Isn’t that interesting? What seems to be happening, is that calling the function three times results in much better locking. I’ve tried this with and without volatile, but it makes more sense that we should be using volatiles for the pointers I think. With a success rate of 88%, it may be that with just a little more tweaking we can get there because this code is really pushing atomicExch hard. Can you tell me anything about how these atomic functions limit access to memory while they are carrying out their operations? Given the partial success of this calling cascade, which is really indirect recursion, can you suggest a tweak that might do the job?

Thanks,

  • R

No. You’re still headed in the wrong direction. Your errors are not because you’re “pushing atomicExch hard”. This is not a GPU or compiler or CUDA or atomicExch error. It’s your code. As tmurray said, it has a race condition. Your changes still haven’t removed the race.

The main problem is that you are reading a value from device memory, doing some additions to it, then writing that back to device memory.

This is completely and totally unsafe! You can (and are) get corrupted inaccurate values when a thread reads a value but before that thread can write its change back to the device, another thread has read the variable too and is unaware of your first threads changes. So values get lost.

There are two solutions.

First is to take several steps back from your code and redesign it to use parallel operations like reduction to safely and efficiently accumulate sums. In your application, it might make a lot more sense to iterate over each array value and have one single thread accumulate the value to be written. Accumulation of constant values doesn’t have any races. Scattering does since many threads all want to change the same value.

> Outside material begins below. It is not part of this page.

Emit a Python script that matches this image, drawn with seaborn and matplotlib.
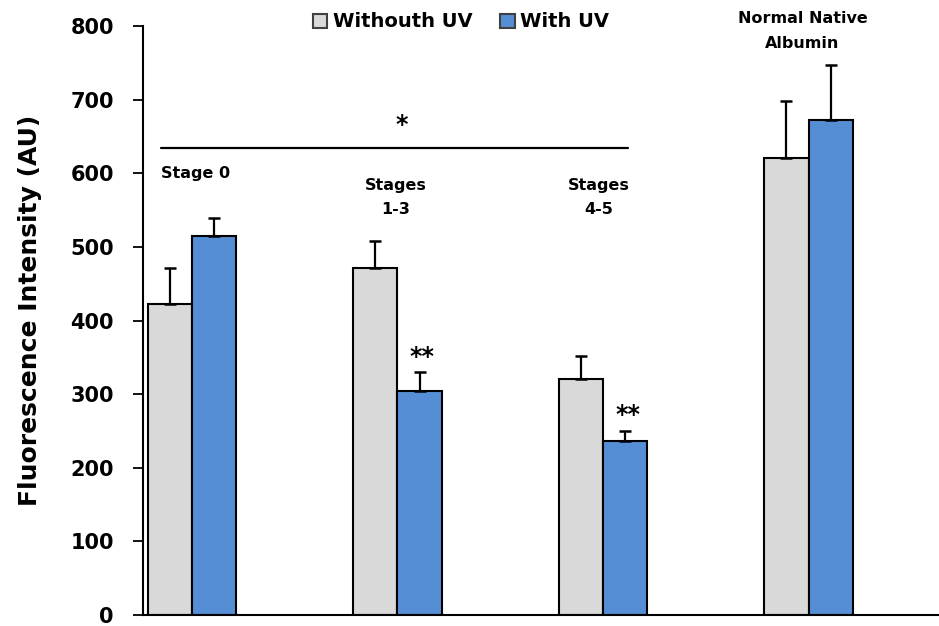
import pandas as pd
import numpy as np
import matplotlib
matplotlib.use('Agg')
import matplotlib.pyplot as plt
import seaborn as sns

# Data
groups = ['Stage 0', 'Stages 1-3', 'Stages 4-5', 'Normal Native Albumin']
without_uv = [422, 471, 321, 621]
without_uv_err = [50, 37, 31, 77]
with_uv = [515, 304, 236, 672]
with_uv_err = [25, 26, 14, 75]
group_labels = ['Stage 0', 'Stages\n1-3', 'Stages\n4-5', 'Normal Native\nAlbumin']
series = ['Withouth UV', 'With UV']

df = pd.DataFrame({
    'group': groups * 2,
    'condition': [series[0]] * 4 + [series[1]] * 4,
    'value': without_uv + with_uv,
    'err': without_uv_err + with_uv_err,
})

sns.set_style('white')
plt.rcParams['font.family'] = ['DejaVu Sans']
plt.rcParams['font.weight'] = 'bold'
plt.rcParams['text.color'] = 'black'
plt.rcParams['axes.labelcolor'] = 'black'
plt.rcParams['ytick.color'] = 'black'
plt.rcParams['xtick.color'] = 'black'

fig = plt.figure(figsize=(9.39, 6.26), dpi=100)
ax = fig.add_axes([0.1523, 0.0176, 0.8467, 0.9404])

sns.barplot(data=df, x='group', y='value', hue='condition', order=groups,
            hue_order=series, palette=['#D9D9D9', '#558ED5'], width=0.43,
            errorbar=None, edgecolor='black', linewidth=1.5, saturation=1,
            ax=ax)

# upper-only error bars, placed on the bars seaborn drew
for cont, errs in zip(ax.containers, [without_uv_err, with_uv_err]):
    xs = [p.get_x() + p.get_width() / 2 for p in cont.patches]
    ys = [p.get_height() for p in cont.patches]
    ax.errorbar(xs, ys, yerr=[np.zeros(len(errs)), errs], fmt='none',
                ecolor='black', elinewidth=1.6, capsize=4.5, capthick=1.8, zorder=1)

ax.set_ylim(0, 800)
ax.set_xlim(-0.238, 3.63)
ax.set_yticks(range(0, 801, 100))
ax.tick_params(axis='y', labelsize=15, length=7, width=1.3, direction='out', left=True, pad=14)
ax.tick_params(axis='x', bottom=False, labelbottom=False)
for lbl in ax.get_yticklabels():
    lbl.set_fontweight('bold')
ax.set_xlabel('')
ax.set_ylabel('Fluorescence Intensity (AU)', fontsize=18, fontweight='bold')
ax.yaxis.set_label_coords(-0.127, 0.518)
sns.despine(ax=ax)
for s in ['left', 'bottom']:
    ax.spines[s].set_linewidth(1.5)
    ax.spines[s].set_color('black')

# group labels
ax.text(-0.15, 600, group_labels[0], ha='left', va='center', fontsize=11.5, fontweight='bold')
ax.text(0.99, 568, group_labels[1], ha='center', va='center', fontsize=11.5, fontweight='bold', linespacing=1.75)
ax.text(1.98, 568, group_labels[2], ha='center', va='center', fontsize=11.5, fontweight='bold', linespacing=1.75)
ax.text(2.97, 794, group_labels[3], ha='center', va='center', fontsize=11.5, fontweight='bold', linespacing=1.85)

# significance markers
ax.plot([-0.15, 2.12], [634, 634], color='black', lw=1.6)
ax.text(1.02, 666, '*', ha='center', va='center', fontsize=17, fontweight='bold')
ax.text(1.12, 350, '**', ha='center', va='center', fontsize=17, fontweight='bold')
ax.text(2.12, 272, '**', ha='center', va='center', fontsize=17, fontweight='bold')

leg = ax.legend(loc='center', bbox_to_anchor=(0.491, 0.965), bbox_transform=fig.transFigure,
                ncol=2, frameon=False, handlelength=0.75, handleheight=0.75,
                handletextpad=0.3, columnspacing=1.4, prop={'weight': 'bold', 'size': 14})
for h in leg.legend_handles:
    h.set_edgecolor('#404040')
    h.set_linewidth(1.5)

fig.savefig('out.png', dpi=100)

The other solution is atomics. But you’re using them incorrectly. If you use fixed point, it’s easier and cleaner. Alternatively, use a safe float atomic like this.

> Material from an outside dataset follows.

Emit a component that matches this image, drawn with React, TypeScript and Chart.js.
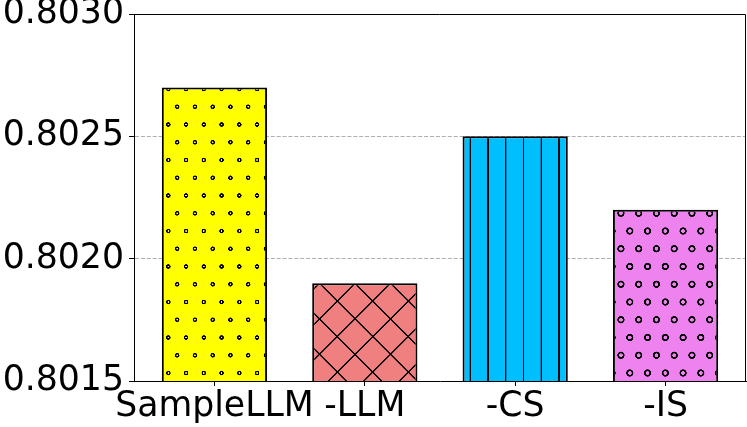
import { useEffect, useRef } from "react";
import { Chart, registerables } from "chart.js";

Chart.register(...registerables);

const categories = ["SampleLLM", "-LLM", "-CS", "-IS"];
const scores = [0.8027, 0.8019, 0.8025, 0.8022];
const barColors = ["#ffff00", "#f08080", "#00bfff", "#ee82ee"];
const hatches = ["dots", "cross", "vlines", "rings"];
const yTicks = [0.8015, 0.802, 0.8025, 0.803];

// hatch period in px, and oversampling of the tile
const P = 17.75;
const S = 4;

function makeHatch(kind: string, color: string): CanvasPattern | string {
    let w = P, h = 2 * P, ox = 168.3, oy = 89;
    if (kind === "cross") { w = 2 * P; h = 2 * P; ox = 355 - P; oy = 283.3 - P; }
    if (kind === "vlines") { w = P; h = P; ox = 168.5 - P / 2; oy = 0; }

    const tile = document.createElement("canvas");
    tile.width = Math.round(w * S);
    tile.height = Math.round(h * S);
    const c = tile.getContext("2d");
    if (!c) return color;
    c.scale(S, S);
    c.fillStyle = color;
    c.fillRect(0, 0, w, h);
    c.strokeStyle = "#000";

    if (kind === "dots" || kind === "rings") {
        const r = kind === "dots" ? 1.55 : 2.75;
        c.lineWidth = kind === "dots" ? 1.5 : 1.7;
        const pts = [[0, 0], [P, 0], [0, 2 * P], [P, 2 * P], [P / 2, P]];
        pts.forEach(([x, y]) => {
            c.beginPath();
            c.arc(x, y, r, 0, Math.PI * 2);
            c.stroke();
        });
    } else if (kind === "vlines") {
        c.lineWidth = 1.4;
        c.beginPath();
        c.moveTo(P / 2, -1);
        c.lineTo(P / 2, h + 1);
        c.stroke();
    } else if (kind === "cross") {
        c.lineWidth = 1.4;
        c.beginPath();
        for (const k of [-w, 0, w]) {
            c.moveTo(-w, -w + k);
            c.lineTo(2 * w, 2 * w + k);
            c.moveTo(-w, 2 * w + k);
            c.lineTo(2 * w, -w + k);
        }
        c.stroke();
    }

    const pattern = c.createPattern(tile, "repeat");
    if (!pattern) return color;
    pattern.setTransform(new DOMMatrix([1 / S, 0, 0, 1 / S, ox, oy]));
    return pattern;
}

const frame = {
    id: "frame",
    afterDraw(chart: any) {
        const { ctx, chartArea } = chart;
        ctx.save();
        ctx.strokeStyle = "#000";
        ctx.lineWidth = 1;
        ctx.beginPath();
        const t = Math.round(chartArea.top) + 0.5;
        const r = Math.round(chartArea.right) - 0.5;
        ctx.moveTo(chartArea.left, t);
        ctx.lineTo(r, t);
        ctx.lineTo(r, chartArea.bottom);
        ctx.stroke();
        ctx.restore();
    },
};

export default function App() {
    const chartRef = useRef<HTMLCanvasElement>(null);

    useEffect(() => {
        if (!chartRef.current) return;
        const font = { family: "'DejaVu Sans'", size: 34.7 };
        const patterns = hatches.map((h, i) => makeHatch(h, barColors[i]));

        const chart = new Chart(chartRef.current, {
            type: "bar",
            data: {
                datasets: [{
                    data: categories.map((_, i) => ({ x: i, y: scores[i] })),
                    backgroundColor: patterns as any,
                    borderColor: "#000",
                    borderWidth: 2,
                    borderSkipped: "start",
                    barPercentage: 0.7,
                    categoryPercentage: 1,
                }],
            },
            options: {
                animation: false,
                responsive: false,
                devicePixelRatio: 1,
                layout: { padding: { left: 0, top: 14, right: 1, bottom: 0 } },
                plugins: {
                    legend: { display: false },
                    tooltip: { enabled: false },
                },
                scales: {
                    x: {
                        type: "linear",
                        min: -0.535,
                        max: 3.535,
                        offset: false,
                        z: 1,
                        afterBuildTicks: (s: any) => { s.ticks = categories.map((_, i) => ({ value: i })); },
                        afterFit: (s: any) => {
                            s.height = 46;
                            s.paddingLeft = 0;
                            s.paddingRight = 0;
                        },
                        ticks: {
                            autoSkip: false,
                            maxRotation: 0,
                            padding: 0,
                            color: "#000",
                            font,
                            callback: (v: any) => categories[v],
                        },
                        grid: { offset: false, drawOnChartArea: false, tickLength: 5, tickColor: "#000", tickWidth: 1 },
                        border: { color: "#000", width: 1 },
                    },
                    y: {
                        min: yTicks[0],
                        max: yTicks[yTicks.length - 1],
                        z: 1,
                        afterBuildTicks: (s: any) => { s.ticks = yTicks.map(v => ({ value: v })); },
                        afterFit: (s: any) => {
                            s.width = 134;
                            s.paddingTop = 0;
                            s.paddingBottom = 0;
                        },
                        ticks: {
                            padding: 5,
                            color: "#000",
                            font,
                            callback: (v: any) => Number(v).toFixed(4),
                        },
                        grid: {
                            color: (ctx: any) =>
                                ctx.index === 0 || ctx.index === yTicks.length - 1 ? "rgba(0,0,0,0)" : "#b0b0b0",
                            lineWidth: 1,
                            tickLength: 5,
                            tickColor: "#000",
                            tickWidth: 1,
                        },
                        border: { color: "#000", width: 1, dash: [4.1, 1.8] },
                    },
                },
            },
            plugins: [frame],
        } as any);

        return () => {
            chart.destroy();
        };
    }, []);

    return (
        <div style={{ position: "fixed", left: 0, top: 0, width: 747, height: 427 }}>
            <canvas ref={chartRef} width={747} height={427}></canvas>
        </div>
    );
}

But really, atomics are usually not the answer for this kind of computation. Atomics should be an occasional kind of minor synchronizer, not your core math operation. They’re just not efficient. Look at redesigning your algorithm.

Yes, I agree. This approach is really a dead end. I’ve also been trying to institute an array of unsigned int locks for each element of the output array using atomicCAS but it’s not working either. I’ve done a fair amount of multi-threaded programming and I’m really uncomfortable not having any way to lock my global memory but I guess I’ll just have to get used to it.

Thanks to everyone for the help. I don’t think I’ll be wasting time with atomics in the future.

  • R

You can lock global memory using atomicCAS just fine, it’s just probably not a good idea (for performance reasons). Also, I would do things in a per-warp basis instead of a per-thread basis for various reasons (performance, burden on the compiler, etc).